Feature Ad Valorem Tax Specific Tax
Calculation Method Based on percentage of value Based on quantity or unit
Common Examples Property tax, import duties Excise duty, sales tax on specific items
Applicability Varies with property or goods value Fixed amount per unit (e.g., per liter)
Revenue Use Supports local services and infrastructure Often earmarked for specific government projects

Ad Valorem tax applies when the assessment is based on value, while specific tax applies when the tax is delineated by a fixed amount per unit. Understanding each is crucial for accurate financial and tax planning.

Key Takeaways

  • Ad Valorem tax is levied based on the assessed value of property or goods.
  • The term means "according to value" in Latin.
  • It is commonly seen in property taxes and import duties.
  • Assessments are conducted by local tax authorities to determine fair market value.
  • The calculated tax is usually a percentage of the property's value.
  • Every state in India has its own guidelines and rates for property taxation.
  • Ad Valorem tax is relevant in banking exams like JAIIB and CAIIB.
  • Revenue generated from these taxes often fund local public services.
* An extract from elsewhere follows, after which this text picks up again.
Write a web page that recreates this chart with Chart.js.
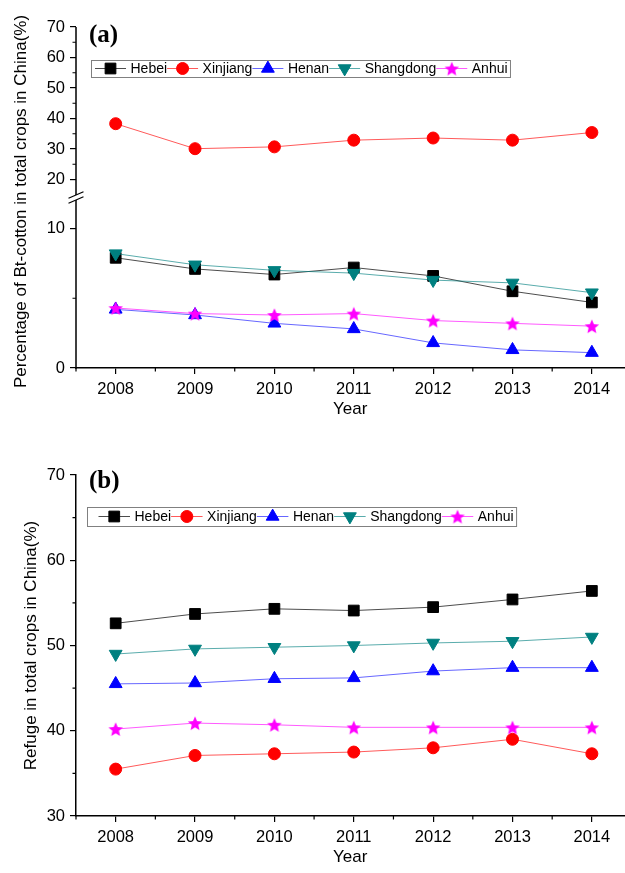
<!DOCTYPE html>
<html>

<head>
  <title>Bt-cotton and refuge</title>
  <script src="https://cdn.jsdelivr.net/npm/chart.js@4/dist/chart.umd.min.js"></script>
  <style>
    body { margin: 0; background: #fff; overflow: hidden; }
    .panel { position: absolute; left: 0; width: 625px; overflow: hidden; }
    .inner { position: relative; width: 633px; height: 100%; }
  </style>
</head>

<body>
  <div class="panel" style="top: 0; height: 440px"><div class="inner"><canvas id="chartA"></canvas></div></div>
  <div class="panel" style="top: 440px; height: 433px"><div class="inner"><canvas id="chartB"></canvas></div></div>
  <script>
    var years = [2008, 2009, 2010, 2011, 2012, 2013, 2014];
    var provinces = ['Hebei', 'Xinjiang', 'Henan', 'Shangdong', 'Anhui'];

    // (a) percentage of Bt-cotton in total crops
    var btHebei = [7.9, 7.1, 6.7, 7.2, 6.6, 5.5, 4.7];
    var btXinjiang = [38.3, 30.1, 30.7, 32.9, 33.6, 32.9, 35.4];
    var btHenan = [4.2, 3.8, 3.2, 2.8, 1.8, 1.3, 1.1];
    var btShangdong = [8.2, 7.4, 7.0, 6.8, 6.3, 6.1, 5.4];
    var btAnhui = [4.3, 3.9, 3.8, 3.9, 3.4, 3.2, 3.0];

    // (b) refuge in total crops
    var refHebei = [52.6, 53.7, 54.3, 54.1, 54.5, 55.4, 56.4];
    var refXinjiang = [35.5, 37.1, 37.3, 37.5, 38.0, 39.0, 37.3];
    var refHenan = [45.5, 45.6, 46.1, 46.2, 47.0, 47.4, 47.4];
    var refShangdong = [49.0, 49.6, 49.8, 50.0, 50.3, 50.5, 51.0];
    var refAnhui = [40.2, 40.9, 40.7, 40.4, 40.4, 40.4, 40.4];

    var ticksATop = [20, 30, 40, 50, 60, 70];
    var ticksABottom = [0, 10];
    var ticksB = [30, 40, 50, 60, 70];

    Chart.defaults.font.family = '"Liberation Sans", Arial, sans-serif';
    Chart.defaults.color = '#000';

    function makeStar(r, color) {
      var c = document.createElement('canvas');
      var s = Math.ceil(r * 2) + 2;
      c.width = s;
      c.height = s;
      var g = c.getContext('2d');
      g.fillStyle = color;
      g.beginPath();
      for (var i = 0; i < 10; i++) {
        var rr = i % 2 ? r * 0.45 : r;
        var a = -Math.PI / 2 + i * Math.PI / 5;
        var px = s / 2 + rr * Math.cos(a), py = s / 2 + rr * Math.sin(a) + 0.8;
        if (i) g.lineTo(px, py); else g.moveTo(px, py);
      }
      g.closePath();
      g.fill();
      return c;
    }

    var styles = [
      { color: '#000000', line: 'rgba(0,0,0,0.7)', point: 'rect', radius: 7.6, rotation: 0 },
      { color: '#ff0000', line: 'rgba(255,0,0,0.65)', point: 'circle', radius: 6, rotation: 0 },
      { color: '#0000ff', line: 'rgba(0,0,255,0.6)', point: 'triangle', radius: 7.4, rotation: 0 },
      { color: '#008080', line: 'rgba(0,128,128,0.65)', point: 'triangle', radius: 7.4, rotation: 180 },
      { color: '#ff00ff', line: 'rgba(255,0,255,0.65)', point: makeStar(7.6, '#ff00ff'), radius: 7, rotation: 0 }
    ];

    function makeSets(series, axes) {
      return series.map(function (vals, i) {
        var st = styles[i];
        var ds = {
          label: provinces[i],
          data: vals.map(function (v, j) { return { x: years[j], y: v }; }),
          borderColor: st.line,
          borderWidth: 1,
          pointStyle: st.point,
          pointRadius: st.radius,
          pointRotation: st.rotation,
          pointBackgroundColor: st.color,
          pointBorderColor: st.color,
          pointBorderWidth: 1,
          tension: 0,
          order: series.length - i
        };
        if (axes) ds.yAxisID = axes[i];
        return ds;
      });
    }

    function xAxis(height, titlePad) {
      return {
        type: 'linear',
        min: 2007.5,
        max: 2014.41,
        afterBuildTicks: function (s) { s.ticks = years.map(function (v) { return { value: v }; }); },
        afterFit: function (s) { s.height = height; },
        ticks: { font: { size: 16.5 }, padding: 6, autoSkip: false, maxRotation: 0, callback: function (v) { return String(v); } },
        grid: { display: true, drawOnChartArea: false, drawTicks: true, tickLength: 6, color: '#000', lineWidth: 1.2 },
        border: { display: true, color: '#000', width: 1.5 },
        title: { display: true, text: 'Year', font: { size: 17 }, padding: { top: 0, bottom: titlePad } }
      };
    }

    function yAxis(min, max, tickList, extra) {
      var axis = {
        type: 'linear',
        position: 'left',
        min: min,
        max: max,
        afterBuildTicks: function (s) { s.ticks = tickList.map(function (v) { return { value: v }; }); },
        afterFit: function (s) { s.width = 76; },
        ticks: { font: { size: 16.5 }, padding: 5, autoSkip: false },
        grid: { display: true, drawOnChartArea: false, drawTicks: true, tickLength: 6, color: '#000', lineWidth: 1.2 },
        border: { display: true, color: '#000', width: 1.5 }
      };
      for (var k in extra) axis[k] = extra[k];
      return axis;
    }

    function midpoints(list) {
      var out = [];
      for (var i = 1; i < list.length; i++) out.push((list[i - 1] + list[i]) / 2);
      return out;
    }

    function drawLegend(chart, lg) {
      var ctx = chart.ctx;
      ctx.save();
      ctx.font = lg.font + 'px "Liberation Sans", Arial, sans-serif';
      ctx.textBaseline = 'middle';
      ctx.textAlign = 'left';
      var cy = lg.y + lg.h / 2;
      var x = lg.x + lg.padL;
      chart.data.datasets.forEach(function (ds, i) {
        var st = styles[i];
        ctx.strokeStyle = st.line;
        ctx.lineWidth = 1;
        ctx.beginPath();
        ctx.moveTo(x, cy);
        ctx.lineTo(x + lg.seg, cy);
        ctx.stroke();
        ctx.fillStyle = st.color;
        ctx.strokeStyle = st.color;
        Chart.helpers.drawPoint(ctx, { pointStyle: st.point, rotation: st.rotation, radius: st.radius, borderWidth: 1 }, x + lg.seg / 2, cy);
        x += lg.seg + lg.gap;
        ctx.fillStyle = '#000';
        ctx.fillText(ds.label, x, cy + 0.5);
        x += ctx.measureText(ds.label).width;
      });
      ctx.strokeStyle = '#808080';
      ctx.lineWidth = 1;
      ctx.strokeRect(lg.x + 0.5, lg.y + 0.5, x + lg.padR - lg.x, lg.h);
      ctx.restore();
    }

    function framePlugin(cfg) {
      return {
        id: 'frame',
        afterDraw: function (chart) {
          var ctx = chart.ctx, area = chart.chartArea;
          ctx.save();
          ctx.strokeStyle = '#000';
          ctx.lineWidth = 1.2;
          ctx.beginPath();
          // minor ticks, x
          var xs = chart.scales.x;
          [years[0] - 0.5].concat(midpoints(years)).forEach(function (v) {
            var px = xs.getPixelForValue(v);
            ctx.moveTo(px, area.bottom);
            ctx.lineTo(px, area.bottom + 3.5);
          });
          // minor ticks, y
          cfg.yMinor.forEach(function (m) {
            var sc = chart.scales[m.id];
            midpoints(m.ticks).forEach(function (v) {
              var py = sc.getPixelForValue(v);
              ctx.moveTo(area.left - 3.5, py);
              ctx.lineTo(area.left, py);
            });
          });
          ctx.stroke();

          if (cfg.broken) {
            var b = chart.scales.yTop.bottom;
            var L = area.left;
            ctx.lineWidth = 1.5;
            ctx.beginPath();
            ctx.moveTo(L, area.top);
            ctx.lineTo(L, b - 2.5);
            ctx.moveTo(L, b + 2.5);
            ctx.lineTo(L, area.bottom + 0.75);
            ctx.stroke();
            ctx.lineWidth = 1.2;
            ctx.beginPath();
            ctx.moveTo(L - 7.5, b + 0.8);
            ctx.lineTo(L + 7.5, b - 5.8);
            ctx.moveTo(L - 7.5, b + 5.8);
            ctx.lineTo(L + 7.5, b - 0.8);
            ctx.stroke();
          }

          if (cfg.yTitle) {
            ctx.save();
            ctx.translate(cfg.yTitle.x, (area.top + area.bottom) / 2 + cfg.yTitle.dy);
            ctx.rotate(-Math.PI / 2);
            ctx.font = '17px "Liberation Sans", Arial, sans-serif';
            ctx.fillStyle = '#000';
            ctx.textAlign = 'center';
            ctx.textBaseline = 'middle';
            ctx.fillText(cfg.yTitle.text, 0, 0);
            ctx.restore();
          }

          ctx.font = 'bold 25px "Liberation Serif", "Times New Roman", serif';
          ctx.fillStyle = '#000';
          ctx.textBaseline = 'alphabetic';
          ctx.textAlign = 'left';
          ctx.fillText(cfg.tag.text, cfg.tag.x, cfg.tag.y);
          ctx.restore();

          drawLegend(chart, cfg.legend);
        }
      };
    }

    var baseOptions = function (padTop, scales) {
      return {
        responsive: true,
        maintainAspectRatio: false,
        animation: false,
        events: [],
        layout: { padding: { top: padTop, left: 0, right: 0, bottom: 0 } },
        plugins: { legend: { display: false }, tooltip: { enabled: false } },
        scales: scales
      };
    };

    var cfgA = {
      broken: true,
      yMinor: [{ id: 'yTop', ticks: ticksATop }, { id: 'yBot', ticks: ticksABottom }],
      yTitle: { text: 'Percentage of Bt-cotton in total crops in China(%)', x: 21, dy: 4 },
      tag: { text: '(a)', x: 89, y: 42 },
      legend: { x: 91, y: 60, h: 17, padL: 4, padR: 2.4, seg: 31, gap: 4.5, font: 14 }
    };

    new Chart(document.getElementById('chartA'), {
      type: 'line',
      data: {
        datasets: makeSets([btHebei, btXinjiang, btHenan, btShangdong, btAnhui],
          ['yBot', 'yTop', 'yBot', 'yBot', 'yBot'])
      },
      options: baseOptions(27, {
        x: xAxis(72, 20.8),
        yTop: yAxis(14.1, 70, ticksATop, { stack: 'a', stackWeight: 1, weight: 2, border: { display: false } }),
        yBot: yAxis(0, 12.22, ticksABottom, { stack: 'a', stackWeight: 1, weight: 1, border: { display: false } })
      }),
      plugins: [framePlugin(cfgA)]
    });

    var cfgB = {
      broken: false,
      yMinor: [{ id: 'y', ticks: ticksB }],
      yTitle: null,
      tag: { text: '(b)', x: 89, y: 48 },
      legend: { x: 87, y: 67, h: 19, padL: 11.5, padR: 2.5, seg: 31.5, gap: 4.5, font: 14 }
    };

    new Chart(document.getElementById('chartB'), {
      type: 'line',
      data: {
        datasets: makeSets([refHebei, refXinjiang, refHenan, refShangdong, refAnhui])
      },
      options: baseOptions(35, {
        x: xAxis(57, 5.8),
        y: yAxis(30, 70, ticksB, {
          title: { display: true, text: 'Refuge in total crops in China(%)', font: { size: 17 }, padding: { top: 20.8, bottom: 0 } }
        })
      }),
      plugins: [framePlugin(cfgB)]
    });
  </script>
</body>

</html>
Frequently Asked Questions

Q: Is Ad Valorem tax applicable only to real estate?
A: No, Ad Valorem tax can apply to both real estate and personal property, as well as import duties on goods. It is based on the value assessed for the property or goods being taxed.

Q: How is the fair market value determined for Ad Valorem tax?
A: Fair market value is determined by property appraisers who consider various factors such as comparable sales, property condition, and current market trends to assess a property's worth.

Q: What happens if I do not pay my Ad Valorem tax?
A: Failure to pay Ad Valorem tax can result in penalties, interest charges, and possibly a tax lien on the property. In extreme cases, it may lead to foreclosure or seizure by the tax authority.